6. → How do you currently prove your product or service is truly different—through customer feedback, unique processes, or intellectual property?
7. → What is stopping a well-funded competitor from copying your idea, and how can you raise new barriers?
8. → If a competitor launched a similar product today, what would make your customers stay with you?

Prototype Discipline:
If you have an early-stage product you’re proud of, solidify fundamentals first: quality control, supply chain reliability, and operational workflows.

Avoid scaling prematurely—a flawed foundation magnifies risks as you grow.

Action Plan & Metrics:
Map your strategy to the “15 pillars” of this course (e.g., customer experience, adequate KPIs, continuous improvement).

Prioritize grounded metrics like Customer Acquisition Costs (CAC) and critical fields like Growing Mindsets over theoretical modeling, which won’t grow your business.

Key Questions:
9. → Is your business model precisely set up, taking into account and detailing these crucial startup essentials?
10. → Where are you confident in your foundational operations—quality, reliability, workflows—and where could cracks appear as you grow?
11. → Do you regularly track and act on critical metrics like Customer Acquisition Cost, or rely mainly on theory and forecasts?
12. → How are you aligning your daily actions and decisions to customer experience and continuous improvement (to be updated after completing your course)?

Talent = Sustainable Advantage:
Build, expand, and retain a team that aligns with your vision. Talent gaps will stall even the best strategies.

Foster a culture of continuous learning and adaptability to stay ahead of market shifts.

Key Questions:
13. → Are you, day in, day out, focused on your people’s efficiency, as they are the lever that transforms dreams into a scalable reality?
14. → In what ways are you strengthening your team’s skills, adaptability, and alignment with your vision—day after day?
15. → Where have talent gaps slowed your growth, and how could you address this most effectively?
16. → How are you investing in a culture of learning and making it part of your strategic edge?

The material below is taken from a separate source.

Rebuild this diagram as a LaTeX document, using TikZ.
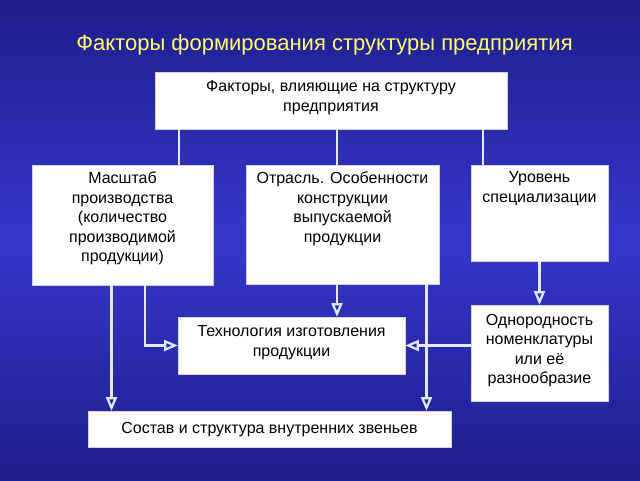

Align your business with markets that reward scalability.
Differentiate fiercely, execute meticulously, and let talent drive your momentum.
Growth isn’t luck—it’s engineered.

Your Next Step:
Audit your current project against the criteria I just mentioned, go further, rate yourself and your team, set up ABC priorities, and keep focused.

Key Questions:
17. → Where are you overestimating potential?
18. → Where can you raise barriers or sharpen differentiation? Start today.
19. → What are your top three priorities (“ABCs”) right now, and how do they directly relate to your growth targets?
20. → Where do you need to cut distractions and double down on what drives scalable results?
21. → How do you rate yourself and your team against these growth criteria, and what changes will you make starting today?